When we understand on a deep level what animals want (they are more similar to us than we might think, as Larry Carbone explains in his treatise on laboratory animals), the solutions are up to us. Bruce Friedrich of the Good Food Institute often explains that the true solution to the horrors of factory farming lie at least partly in the hands of the market: we must create substitutes to animal products that taste the same or better, and cost the same or are cheaper. Would factory farmed animals provide us with this solution? Naturally not. This is an entirely human solution, derived from an entirely human conceptual world, for the genuine problem nonhuman animals face–the horrific reality of exploitation and torture that is the CAPO industry. What Friedrich’s solution shows us is that, when we set out to comprehend the unmediated experience of our fellow living beings, with as little imposition of our own agendas on it as possible, we can then fashion human solutions to these problems. I resolved to participate in (human) elections and vote on measures that humans introduced, and on human candidates, while “thinking like a mountain” at the ballot box.

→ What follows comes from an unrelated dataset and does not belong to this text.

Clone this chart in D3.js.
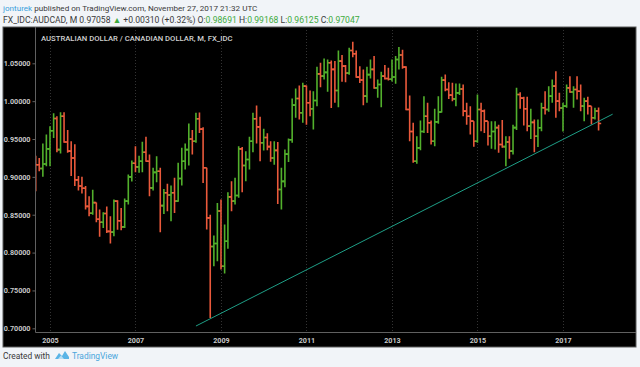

But we can find even more uses for thinking like a community, such as in physical and mental health matters. Recently, I read and enjoyed Will Bulsiewicz’s Fiber Fueled and listened to this podcast with him, in which he explained that we should think of our eating habits as eating not just for ourselves, but for a whole community including trillions of microbes. What I eat is for them as much as it is for me, or for whatever “me” is (not that easy to parse, with so many microbes in the mix, right?) So, when you crave a mountain of nutrition-empty things, consider that there’s an emotional aspect of “you” who wants them, while there are many aspects of “you” – the physical, biological, mental “you”, that needs other things. Think of the cliché of pregnant women “eating for two:” we’re all eating for trillions.

There’s also a psychological aspect to this: I’m enjoying Richard Schwartz’s No Bad Parts, an excellent introduction to family systems theory in psychology, which is all about the notion that we contain multitudes. It is useful to give a voice to neglected parts of the self, even if one believes there’s some “core self” (a better fit for western psychology than for Buddhist psychology.)